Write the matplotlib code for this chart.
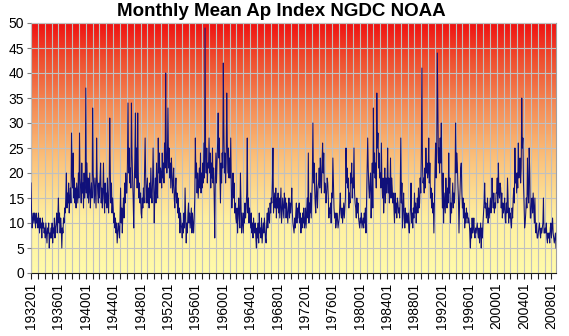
import numpy as np
import matplotlib
matplotlib.use("Agg")
import matplotlib.pyplot as plt
from matplotlib.colors import LinearSegmentedColormap

plt.rcParams["font.family"] = ["Liberation Sans", "DejaVu Sans"]

# monthly mean Ap (one row per year, Jan..Dec)
ap_1930s = [
    18, 12, 9, 11, 12, 10, 12, 11, 9, 12, 10, 11,     # 1932
    9, 12, 10, 8, 11, 9, 10, 7, 11, 9, 10, 8,         # 1933
    9, 7, 10, 8, 6, 9, 8, 10, 5, 8, 7, 9,             # 1934
    7, 10, 6, 9, 8, 11, 7, 9, 10, 12, 8, 11,          # 1935
    15, 10, 12, 8, 11, 9, 5, 9, 8, 11, 10, 13,        # 1936
    12, 15, 20, 13, 16, 14, 18, 12, 15, 17, 14, 28,   # 1937
    20, 17, 24, 15, 19, 14, 17, 13, 18, 16, 14, 20,   # 1938
    15, 28, 19, 17, 14, 22, 16, 18, 13, 20, 15, 17,   # 1939
]
ap_1940s = [
    37, 16, 22, 15, 19, 14, 17, 20, 13, 16, 18, 15,   # 1940
    33, 20, 17, 14, 19, 16, 13, 27, 19, 16, 14, 18,   # 1941
    15, 19, 22, 14, 17, 13, 16, 22, 15, 12, 18, 14,   # 1942
    16, 13, 19, 15, 12, 17, 31, 20, 14, 18, 12, 15,   # 1943
    13, 10, 12, 9, 11, 8, 10, 6, 8, 10, 9, 7,         # 1944
    11, 17, 10, 13, 8, 12, 15, 11, 18, 14, 20, 16,    # 1945
    16, 22, 34, 20, 25, 18, 21, 17, 34, 24, 19, 15,   # 1946
    9, 18, 23, 32, 19, 25, 17, 32, 20, 15, 18, 14,    # 1947
    16, 12, 11, 15, 13, 17, 14, 20, 27, 19, 14, 17,   # 1948
    19, 14, 17, 13, 18, 15, 21, 16, 14, 18, 25, 17,   # 1949
]
ap_1950s = [
    10, 16, 19, 14, 22, 17, 15, 27, 20, 24, 18, 21,   # 1950
    20, 17, 24, 19, 22, 18, 26, 21, 40, 25, 20, 23,   # 1951
    33, 21, 25, 19, 22, 17, 23, 20, 16, 18, 21, 15,   # 1952
    13, 17, 19, 14, 16, 12, 15, 11, 13, 8, 12, 10,    # 1953
    9, 7, 10, 8, 12, 9, 17, 11, 6, 10, 8, 12,         # 1954
    14, 10, 12, 9, 11, 13, 8, 12, 10, 8, 11, 15,      # 1955
    27, 19, 22, 16, 20, 15, 18, 21, 17, 24, 16, 20,   # 1956
    17, 22, 18, 26, 19, 49, 23, 20, 25, 18, 22, 21,   # 1957
    27, 20, 24, 17, 22, 19, 25, 18, 21, 15, 7, 19,    # 1958
    24, 18, 22, 26, 32, 23, 27, 20, 14, 22, 18, 24,   # 1959
]
ap_1960s = [
    21, 42, 28, 20, 24, 18, 22, 36, 26, 20, 25, 19,   # 1960
    23, 19, 27, 18, 13, 16, 20, 15, 18, 12, 14, 11,   # 1961
    10, 13, 8, 12, 15, 11, 9, 20, 14, 8, 12, 10,      # 1962
    8, 12, 10, 14, 11, 13, 16, 27, 12, 15, 10, 13,    # 1963
    11, 9, 12, 8, 10, 7, 11, 9, 8, 10, 7, 5,          # 1964
    9, 7, 10, 6, 12, 8, 9, 7, 11, 6, 8, 10,           # 1965
    8, 11, 9, 7, 6, 10, 12, 9, 13, 11, 10, 14,        # 1966
    12, 15, 14, 18, 25, 12, 14, 16, 13, 17, 11, 15,   # 1967
    13, 16, 12, 15, 11, 14, 17, 10, 12, 15, 13, 11,   # 1968
    16, 13, 15, 11, 14, 12, 10, 13, 15, 11, 14, 12,   # 1969
]
ap_1970s = [
    14, 17, 12, 10, 9, 8, 11, 9, 12, 14, 10, 13,      # 1970
    11, 13, 14, 10, 12, 8, 11, 9, 12, 10, 13, 9,      # 1971
    10, 13, 9, 12, 15, 11, 24, 10, 14, 12, 16, 11,    # 1972
    15, 19, 30, 18, 22, 17, 14, 12, 20, 16, 13, 17,   # 1973
    18, 21, 17, 23, 19, 16, 22, 26, 20, 24, 16, 18,   # 1974
    17, 14, 16, 19, 18, 15, 11, 13, 12, 14, 10, 16,   # 1975
    15, 23, 18, 13, 11, 12, 9, 10, 12, 11, 9, 10,     # 1976
    11, 13, 16, 12, 11, 13, 10, 12, 14, 11, 13, 15,   # 1977
    25, 18, 21, 17, 19, 13, 16, 14, 20, 18, 22, 15,   # 1978
    19, 17, 25, 16, 14, 13, 11, 15, 12, 14, 11, 10,   # 1979
]
ap_1980s = [
    9, 11, 10, 12, 9, 10, 11, 9, 12, 10, 13, 8,       # 1980
    14, 19, 27, 21, 17, 15, 18, 20, 11, 16, 22, 13,   # 1981
    33, 20, 24, 19, 22, 17, 36, 25, 28, 21, 24, 19,   # 1982
    20, 17, 26, 18, 15, 19, 12, 16, 21, 14, 19, 16,   # 1983
    18, 25, 16, 19, 14, 17, 23, 15, 19, 17, 14, 16,   # 1984
    13, 10, 16, 12, 14, 11, 15, 14, 12, 13, 11, 16,   # 1985
    27, 14, 18, 9, 13, 16, 11, 9, 13, 10, 12, 11,     # 1986
    10, 12, 9, 8, 11, 13, 18, 10, 12, 9, 13, 11,      # 1987
    16, 12, 14, 10, 13, 15, 12, 17, 13, 14, 19, 16,   # 1988
    24, 41, 22, 18, 19, 16, 21, 17, 25, 20, 22, 19,   # 1989
]
ap_1990s = [
    20, 27, 18, 22, 15, 17, 13, 16, 12, 14, 8, 15,    # 1990
    21, 26, 19, 24, 44, 32, 22, 25, 20, 27, 22, 30,   # 1991
    18, 13, 20, 10, 16, 14, 12, 19, 15, 13, 17, 14,   # 1992
    24, 16, 19, 10, 14, 12, 15, 18, 13, 16, 14, 17,   # 1993
    30, 20, 24, 22, 18, 15, 8, 14, 17, 21, 22, 16,    # 1994
    13, 15, 11, 14, 9, 12, 10, 13, 11, 12, 10, 11,    # 1995
    10, 8, 5, 9, 7, 11, 8, 9, 11, 8, 7, 9,            # 1996
    8, 9, 10, 8, 7, 9, 6, 8, 10, 5, 9, 7,             # 1997
    10, 12, 14, 18, 13, 14, 11, 12, 15, 10, 13, 11,   # 1998
    13, 15, 12, 14, 19, 15, 13, 16, 12, 14, 13, 16,   # 1999
]
ap_2000s = [
    16, 19, 14, 22, 16, 15, 18, 17, 13, 16, 11, 14,   # 2000
    12, 13, 15, 11, 10, 14, 12, 19, 15, 10, 13, 11,   # 2001
    12, 10, 9, 13, 11, 15, 17, 14, 25, 18, 20, 16,    # 2002
    20, 17, 26, 19, 22, 23, 18, 21, 35, 25, 27, 18,   # 2003
    14, 9, 10, 12, 15, 13, 23, 16, 14, 25, 20, 11,    # 2004
    11, 14, 15, 12, 16, 13, 10, 15, 9, 8, 10, 7,      # 2005
    7, 8, 9, 10, 8, 7, 9, 8, 9, 10, 15, 8,            # 2006
    8, 9, 8, 10, 7, 6, 8, 7, 8, 6, 9, 10,             # 2007
    7, 9, 11, 8, 7, 6, 7, 8, 5,                       # 2008 (Jan..Sep)
]

ap = np.array(ap_1930s + ap_1940s + ap_1950s + ap_1960s + ap_1970s
              + ap_1980s + ap_1990s + ap_2000s, dtype=float)
first_year = 1932
months = [f"{first_year + i // 12}{i % 12 + 1:02d}" for i in range(len(ap))]

fig = plt.figure(figsize=(5.69, 3.36), dpi=100)
ax = fig.add_axes([31 / 569, 1 - 273 / 336, 525 / 569, 250 / 336])

# red (top) to pale yellow (bottom) background
cmap = LinearSegmentedColormap.from_list(
    "bg", [(0.0, "#fffbaa"), (0.22, "#fff0a0"), (0.45, "#fbc37c"),
           (0.65, "#f5915a"), (0.85, "#ef5030"), (1.0, "#f01212")])
grad = np.linspace(0, 1, 256).reshape(-1, 1)
x = np.arange(len(ap))
ax.imshow(grad, cmap=cmap, origin="lower", aspect="auto",
          extent=[0, len(ap) - 1, 0, 50], zorder=0)

ax.plot(x, ap, color="#10107a", lw=0.75, zorder=3)

ax.set_xlim(0, len(ap) - 1)
ax.set_ylim(0, 50)
ax.set_yticks(np.arange(0, 51, 5))
ax.set_xticks(x[::12], minor=False)
ax.set_xticklabels([m if i % 48 == 0 else "" for i, m in zip(x[::12], months[::12])],
                   rotation=90)
ax.tick_params(axis="x", length=4, width=0.8, labelsize=10, pad=3, color="#202020")
ax.tick_params(axis="y", length=3, width=0.8, labelsize=10, pad=2, color="#808080")
ax.grid(True, color="#c0c0c0", lw=0.8, zorder=1)
ax.set_axisbelow(False)
for line in ax.get_xgridlines() + ax.get_ygridlines():
    line.set_zorder(1)

for side in ["top", "right"]:
    ax.spines[side].set_color("#a0a0a0")
    ax.spines[side].set_linewidth(0.8)
ax.spines["left"].set_color("#808080")
ax.spines["bottom"].set_color("#202020")

fig.text(0.495, 0.99, "Monthly Mean Ap Index NGDC NOAA", ha="center", va="top",
         fontsize=13.5, fontweight="bold")

fig.savefig("out.png", dpi=100)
..............................
Exercise details >>
Pick out each line containing "matplotlib" and report it.

Solution to this task >>
Write the matplotlib code for this chart.
import matplotlib
matplotlib.use("Agg")
import matplotlib.pyplot as plt
from matplotlib.colors import LinearSegmentedColormap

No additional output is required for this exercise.